Unterwegs

Öko-Umerziehung

Ich will beim Reisen nicht umerzogen werden – besonders nicht durch Pseudo-Öko-Aufrufe.

Zu Beginn dieses Jahres war ich, berufsbedingt, in Schweden. Mit einer Gruppe von Brüssel-Korrespondenten aus aller Herren und Damen Länder war ich in zwei Hotels in Stockholm und Kiruna untergebracht. Beide Herbergen gehörten zum gehobenen internationalen Standard, alles war nigelnagelneu, aber eines fiel mir unangenehm auf: Auf Schritt und Tritt wurde man als Gast mehr oder weniger (meistens mehr) penetrant zu umweltschonendem Verhalten aufgefordert.

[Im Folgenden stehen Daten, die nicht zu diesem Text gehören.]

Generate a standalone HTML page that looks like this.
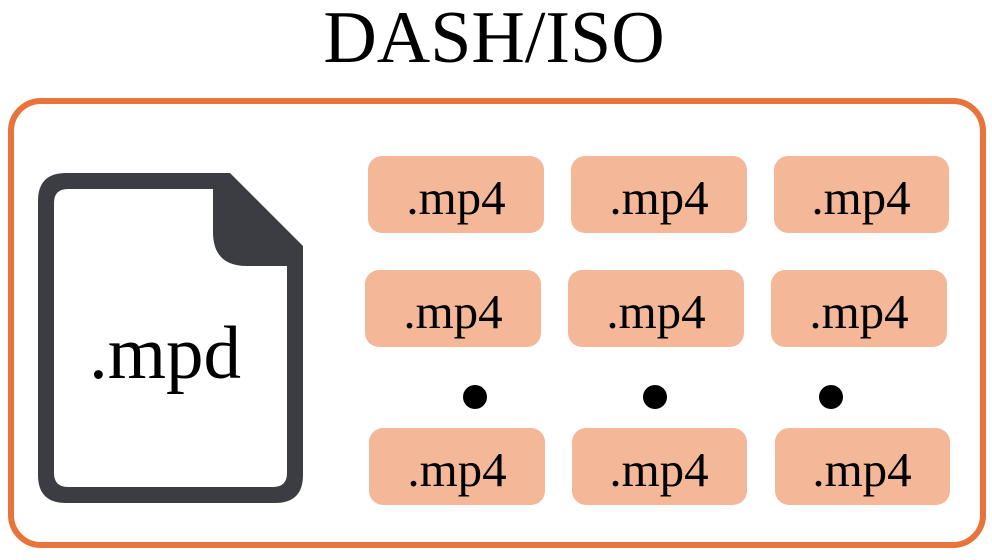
<!DOCTYPE html>
<html><head><meta charset="utf-8"><style>
html,body{margin:0;padding:0;background:#fff;width:992px;height:560px;overflow:hidden}
svg{display:block}
text{font-family:"Liberation Serif",serif;fill:#000}
</style></head><body>
<svg width="992" height="560" viewBox="0 0 992 560">
<text x="494" y="62" font-size="74" text-anchor="middle">DASH/ISO</text>
<rect x="11" y="101" width="972" height="444" rx="30" fill="none" stroke="#E8743B" stroke-width="6"/>
<g>
<path d="M66 173 H230 L303 246 V475 Q303 503 275 503 H66 Q38 503 38 475 V201 Q38 173 66 173 Z" fill="#3b3d42"/>
<path d="M68 189 H213 V232 Q213 266 247 266 H287 V473 Q287 487 273 487 H68 Q54 487 54 473 V203 Q54 189 68 189 Z" fill="#fff"/>
<text x="165" y="378" font-size="75" text-anchor="middle">.mpd</text>
</g>
<g>
<g><rect x="368" y="156" width="176" height="77" rx="14" fill="#F4B899"/><text x="456" y="214" font-size="49" text-anchor="middle">.mp4</text></g>
<g><rect x="571" y="156" width="176" height="77" rx="14" fill="#F4B899"/><text x="659" y="214" font-size="49" text-anchor="middle">.mp4</text></g>
<g><rect x="774" y="156" width="175" height="77" rx="14" fill="#F4B899"/><text x="861" y="214" font-size="49" text-anchor="middle">.mp4</text></g>
<g><rect x="365" y="270" width="176" height="77" rx="14" fill="#F4B899"/><text x="453" y="328" font-size="49" text-anchor="middle">.mp4</text></g>
<g><rect x="568" y="270" width="176" height="77" rx="14" fill="#F4B899"/><text x="656" y="328" font-size="49" text-anchor="middle">.mp4</text></g>
<g><rect x="771" y="270" width="176" height="77" rx="14" fill="#F4B899"/><text x="859" y="328" font-size="49" text-anchor="middle">.mp4</text></g>
<g><rect x="369" y="428" width="176" height="77" rx="14" fill="#F4B899"/><text x="457" y="486" font-size="49" text-anchor="middle">.mp4</text></g>
<g><rect x="572" y="428" width="175" height="77" rx="14" fill="#F4B899"/><text x="659" y="486" font-size="49" text-anchor="middle">.mp4</text></g>
<g><rect x="775" y="428" width="175" height="77" rx="14" fill="#F4B899"/><text x="862" y="486" font-size="49" text-anchor="middle">.mp4</text></g>
</g>
<g>
<circle cx="475" cy="397" r="12" fill="#000"/>
<circle cx="655" cy="397" r="12" fill="#000"/>
<circle cx="831" cy="397" r="12" fill="#000"/>
</g>
</svg>
</body></html>
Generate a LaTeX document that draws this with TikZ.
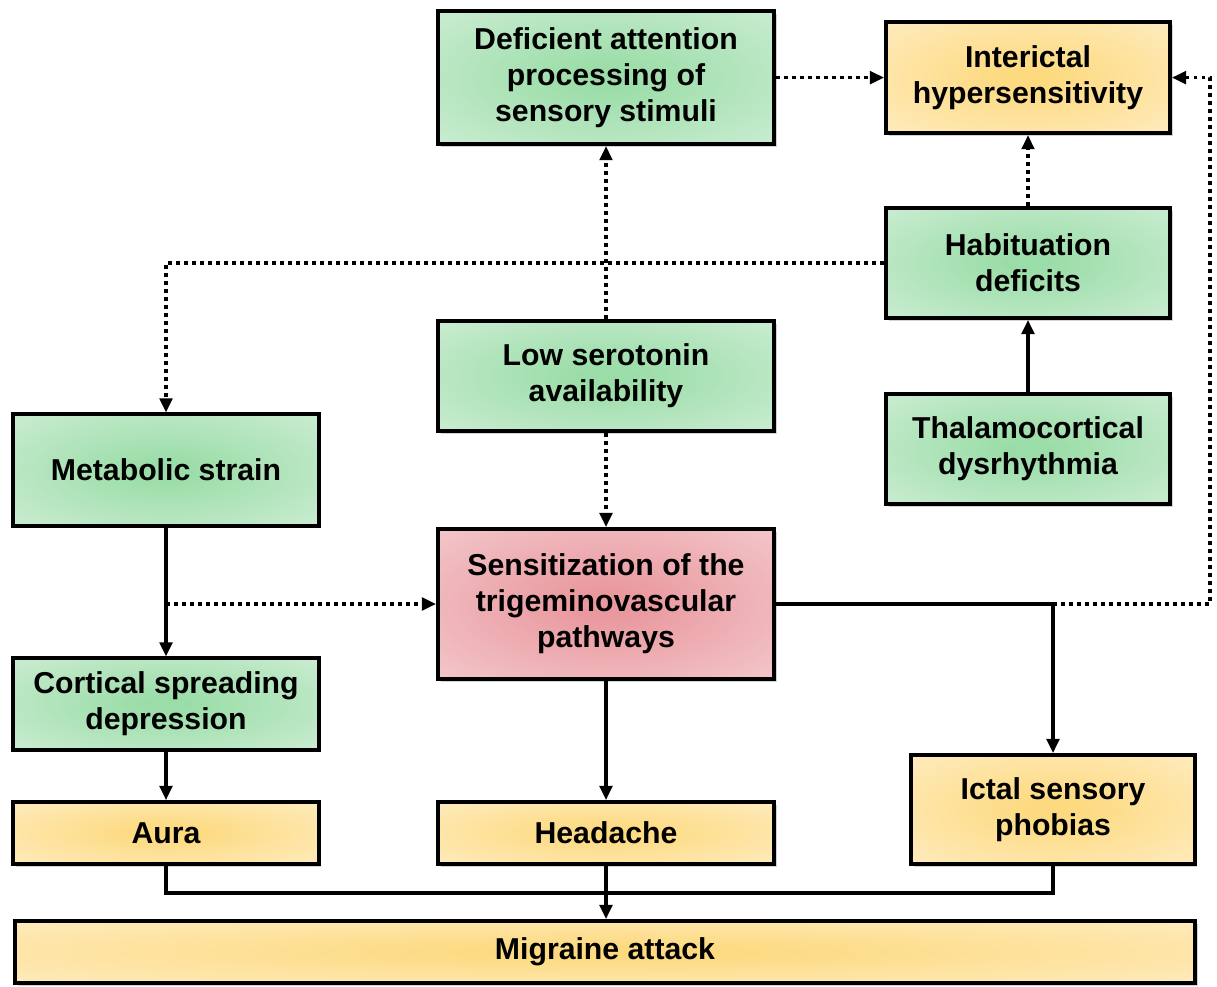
\documentclass[tikz,border=0pt]{standalone}
\usepackage{fontspec}
\setmainfont{Liberation Sans}
\usetikzlibrary{shadows, arrows.meta}

\definecolor{gcore}{RGB}{155,221,168}
\definecolor{gedge}{RGB}{224,243,228}
\definecolor{ocore}{RGB}{253,218,128}
\definecolor{oedge}{RGB}{255,243,218}
\definecolor{rcore}{RGB}{233,152,158}
\definecolor{redge}{RGB}{247,220,222}

\pgfdeclareradialshading{greenglow}{\pgfpoint{0bp}{0bp}}{color(0bp)=(gcore); color(4bp)=(gcore); color(50bp)=(gedge)}
\pgfdeclareradialshading{orangeglow}{\pgfpoint{0bp}{0bp}}{color(0bp)=(ocore); color(4bp)=(ocore); color(50bp)=(oedge)}
\pgfdeclareradialshading{redglow}{\pgfpoint{0bp}{0bp}}{color(0bp)=(rcore); color(4bp)=(rcore); color(50bp)=(redge)}

\tikzstyle{box}=[rectangle,draw=black,line width=2.8pt,text centered,align=center,font=\bfseries\fontsize{21.5}{25.5}\selectfont,drop shadow={shadow xshift=0.07cm,shadow yshift=-0.07cm,opacity=0.35}]
\tikzstyle{greenbox}=[box,shading=greenglow]
\tikzstyle{orangebox}=[box,shading=orangeglow]
\tikzstyle{redbox}=[box,shading=redglow]
\tikzstyle{solidarrow}=[line width=2.2pt,-{Triangle[length=10pt,width=9pt]}]
\tikzstyle{dotarrow}=[line width=2.2pt,-{Triangle[length=10pt,width=9pt]},dash pattern=on 0.09cm off 0.11cm]
\tikzstyle{wire}=[line width=2.2pt]

\begin{document}
\begin{tikzpicture}

\useasboundingbox (0,0) rectangle (30.425,-24.65);

\node (deficient) [greenbox,minimum width=8.4cm,minimum height=3.33cm] at (15.15,-1.94) {Deficient attention\\processing of\\sensory stimuli};
\node (interictal) [orangebox,minimum width=7.1cm,minimum height=2.78cm] at (25.7,-1.94) {Interictal\\hypersensitivity};
\node (habit) [greenbox,minimum width=7.1cm,minimum height=2.75cm] at (25.7,-6.575) {Habituation\\deficits};
\node (serotonin) [greenbox,minimum width=8.4cm,minimum height=2.75cm] at (15.15,-9.4) {Low serotonin\\availability};
\node (thalamo) [greenbox,minimum width=7.1cm,minimum height=2.75cm] at (25.7,-11.225) {Thalamocortical\\dysrhythmia};
\node (metabolic) [greenbox,minimum width=7.63cm,minimum height=2.78cm] at (4.15,-11.75) {Metabolic strain};
\node (sensit) [redbox,minimum width=8.4cm,minimum height=3.75cm] at (15.15,-15.1) {Sensitization of the\\trigeminovascular\\pathways};
\node (cortical) [greenbox,minimum width=7.63cm,minimum height=2.28cm] at (4.15,-17.6) {Cortical spreading\\depression};
\node (aura) [orangebox,minimum width=7.63cm,minimum height=1.55cm] at (4.15,-20.825) {Aura};
\node (headache) [orangebox,minimum width=8.4cm,minimum height=1.55cm] at (15.15,-20.825) {Headache};
\node (ictal) [orangebox,minimum width=7.08cm,minimum height=2.73cm] at (26.325,-20.24) {Ictal sensory\\phobias};
\node (migraine) [orangebox,minimum width=29.5cm,minimum height=1.55cm] at (15.125,-23.8) {Migraine attack};

\coordinate (split) at (4.15,-15.1);
\coordinate (fork) at (26.325,-15.1);
\coordinate (loop) at (30.25,-15.1);
\coordinate (join) at (15.15,-22.325);

\draw[dotarrow] (deficient) -- (interictal);
\draw[dotarrow] (serotonin) -- (deficient);
\draw[dotarrow] (serotonin) -- (sensit);
\draw[dotarrow] (habit) -- (interictal);
\draw[solidarrow] (thalamo) -- (habit);
\draw[dotarrow] (habit.west) -| (metabolic.north);
\draw[solidarrow] (metabolic) -- (cortical);
\draw[dotarrow] (split) -- (sensit.west);
\draw[wire] (sensit.east) -- (fork);
\draw[solidarrow] (fork) -- (ictal.north);
\draw[dotarrow] (fork) -- (loop) |- (interictal.east);
\draw[solidarrow] (cortical) -- (aura);
\draw[solidarrow] (sensit) -- (headache);
\draw[wire] (aura.south) |- (join) -| (ictal.south);
\draw[solidarrow] (headache.south) -- (headache.south |- migraine.north);
\end{tikzpicture}
\end{document}
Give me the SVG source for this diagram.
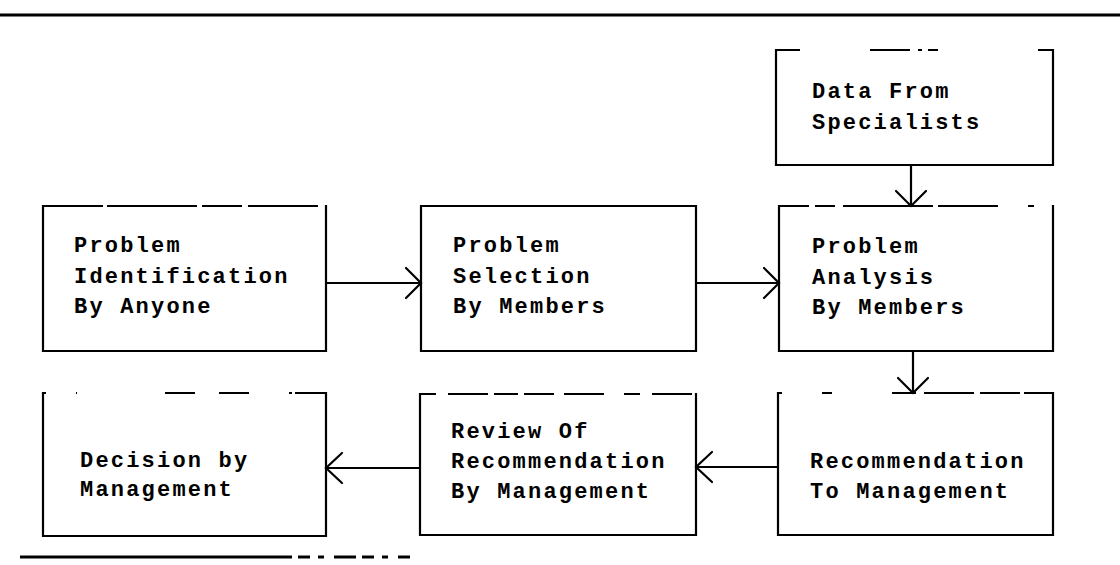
<svg xmlns="http://www.w3.org/2000/svg" width="1120" height="565" viewBox="0 0 1120 565">
<style>
.bg{fill:#fff}
.edge{fill:none;stroke:#000;stroke-width:2.2;stroke-linecap:square}
.faint{fill:none;stroke:#000;stroke-width:2}
.rule{stroke:#000;stroke-width:3;fill:none}
.conn{fill:none;stroke:#000;stroke-width:2.2}
.head{fill:none;stroke:#000;stroke-width:2.2;stroke-linecap:round}
text{font-family:"Liberation Mono","DejaVu Sans Mono",monospace;font-weight:bold;font-size:22px;letter-spacing:2.2px;fill:#000}
</style>
<rect class="bg" x="0" y="0" width="1120" height="565"/>
<line class="rule" x1="0" y1="15" x2="1120" y2="15"/>
<path class="rule" d="M20 557 H270"/>
<path class="rule" d="M270 557 H410" stroke-dasharray="22 6 12 8 6 10"/>

<g id="data-from-specialists">
<path class="edge" d="M776 50 V165 H1053 V50"/>
<path class="faint" d="M776 50 H1053" stroke-dasharray="24 70 40 8 4 6 10 100"/>
<text x="812" y="98">Data From</text>
<text x="812" y="129">Specialists</text>
</g>

<g id="problem-identification">
<path class="edge" d="M43 206 V351 H326 V206"/>
<path class="faint" d="M43 206 H326" stroke-dasharray="60 4 90 5 40 6 70"/>
<text x="74" y="252">Problem</text>
<text x="74" y="283">Identification</text>
<text x="74" y="313">By Anyone</text>
</g>

<g id="problem-selection">
<path class="edge" d="M421 206 V351 H696 V206 Z"/>
<text x="453" y="252">Problem</text>
<text x="453" y="283">Selection</text>
<text x="453" y="313">By Members</text>
</g>

<g id="problem-analysis">
<path class="edge" d="M779 206 V351 H1053 V206"/>
<path class="faint" d="M779 206 H1053" stroke-dasharray="30 6 20 8 90 5 60"/>
<text x="812" y="253">Problem</text>
<text x="812" y="284">Analysis</text>
<text x="812" y="314">By Members</text>
</g>

<g id="recommendation-to-management">
<path class="edge" d="M778 393 V535 H1053 V393"/>
<path class="faint" d="M778 393 H1053" stroke-dasharray="4 40 10 60 24 8 50 6 40"/>
<text x="810" y="468">Recommendation</text>
<text x="810" y="498">To Management</text>
</g>

<g id="review-of-recommendation">
<path class="edge" d="M420 394 V535 H696 V394"/>
<path class="faint" d="M420 394 H696" stroke-dasharray="16 12 40 6 24 6 30 10 40 20"/>
<text x="451" y="438">Review Of</text>
<text x="451" y="468">Recommendation</text>
<text x="451" y="498">By Management</text>
</g>

<g id="decision-by-management">
<path class="edge" d="M43 393 V536 H326 V393"/>
<path class="faint" d="M43 393 H326" stroke-dasharray="3 30 1 88 30 24 30 40 3"/>
<text x="80" y="467">Decision by</text>
<text x="80" y="496">Management</text>
</g>

<g id="connectors">
<line class="conn" x1="326" y1="283" x2="421" y2="283"/>
<path class="head" d="M406 268 L421 283 L406 298"/>
<line class="conn" x1="696" y1="283" x2="779" y2="283"/>
<path class="head" d="M764 268 L779 283 L764 298"/>
<line class="conn" x1="911" y1="165" x2="911" y2="206"/>
<path class="head" d="M896 191 L911 206 L926 191"/>
<line class="conn" x1="913" y1="351" x2="913" y2="393"/>
<path class="head" d="M898 378 L913 393 L928 378"/>
<line class="conn" x1="778" y1="467" x2="696" y2="467"/>
<path class="head" d="M712 452 L696 467 L712 482"/>
<line class="conn" x1="420" y1="468" x2="326" y2="468"/>
<path class="head" d="M342 453 L326 468 L342 483"/>
</g>
</svg>
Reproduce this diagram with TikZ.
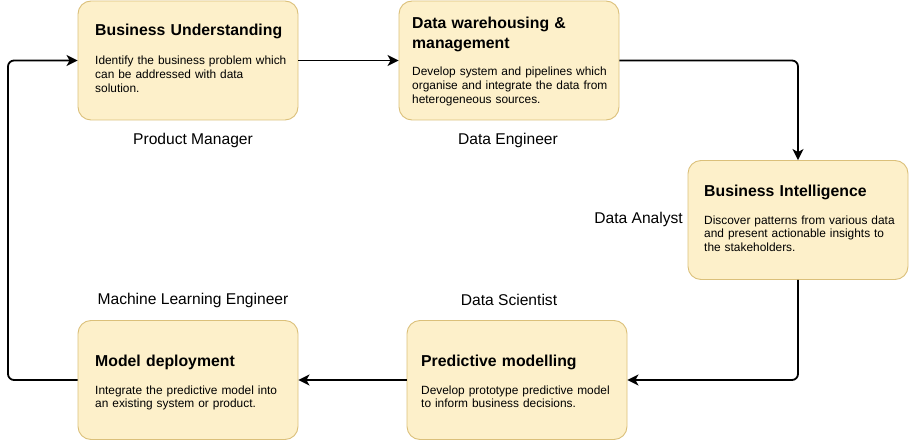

Verstehen Sie mich nicht falsch: Die Ökologie ist mir seit frühen Kindheitstagen ein großes Anliegen, ich versuche, im Rahmen des mir Möglichen so ressourcenschonend und klimafreundlich wie möglich zu handeln. Aber wenn mir von einer globalisierten Hotelkette der Verzicht auf frische Handtücher leicht passiv-aggressiv als Beitrag zur Errettung des Erdballs vor der Überhitzung verkauft wird, fühle ich mich nicht ernst genommen. Natürlich verzichte ich seit jeher darauf, bei kurzen Aufenthalten täglich ein neues Handtuch zu verlangen, solang das alte halbwegs sauber ist. Wozu auch? Aber wenn ich im Halbdunkel eines Hotelzimmers nach meinen Siebensachen suchen muss, weil das Management der Meinung ist, dass eine Sparlampe reicht (so geschehen vor einem Jahrzehnt schon in Kopenhagen), und das mit dem Klimaschutz begründet, steigt in mir der Argwohn auf: Meinen die das ernst, oder wollen die nur Betriebskosten sparen und mir das als Ökogeste verkaufen?

Ich möchte auf Reisen nicht umerzogen werden – vor allem nicht, wenn die angebliche grüne „Corporate Social Responsibility“ allzu sehr nach billiger PR riecht.